Una democracia pluralista estará siempre a dos dedos de fracturarse si la unidad política no se asienta sobre algún fundamento «irracional» en el sentido citado arriba. La democracia se mantiene unida si el vínculo nacional que posibilita el juego de mayorías y minorías no se rompe. En una democracia pluralista, la unidad del Estado sólo subsiste si los partidos reconocen premisas comunes. La unidad reposará entonces en la Constitución, reconocida por todos y respetada incondicionalmente. Pero si la Constitución se evapora o reduce a mero expediente procesal, la unidad dependerá –en el mejor de los casos– de una sucesión de convenios variables entre grupos heterogéneos. El mero ‘pacta sunt servanda’ nunca fundará la unidad del Estado. Porque ahí «unidad» es sólo el resultado precario de un acuerdo revocable. Y cuando la unidad política se vuelve problemática se produce un estado de cosas insoportable al volatilizarse la situación normal, presupuesto de toda normalidad jurídica.

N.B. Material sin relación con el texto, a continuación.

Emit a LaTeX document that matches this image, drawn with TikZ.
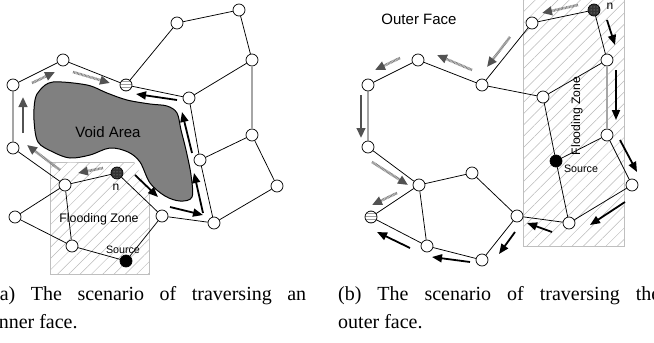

En España vivimos una crisis grave porque un partido hecho facción pacta el gobierno del Estado con enemigos declarados de su unidad, comprometiéndose a ejecutar un programa anticonstitucional. No extraña que, siendo así, Sánchez declare su intención de gobernar contra la mitad del país, aislándolo tras un «muro»; o que hable de «trascender la marca PSOE», no para reforzar consensos nacionales sino para sumergir su partido en una coalición fragmentadora. Después de todo, quizá puedan advertirse analogías con los años treinta. La propaganda gubernamental incurre en amaneramientos muy de la época. Basta recordar aquel artículo de Gaziel, ‘El miedo a la propia sombra’: «La mentalidad izquierdista padece la continua alucinación del fascismo. Fascismo es la sombra que proyecta sobre el suelo del país la democracia, cuando su descomposición la convierte en anarquía. (…) la preocupación alucinada que el frente popular experimenta por el fascismo, no es otra cosa que miedo de su propia sombra».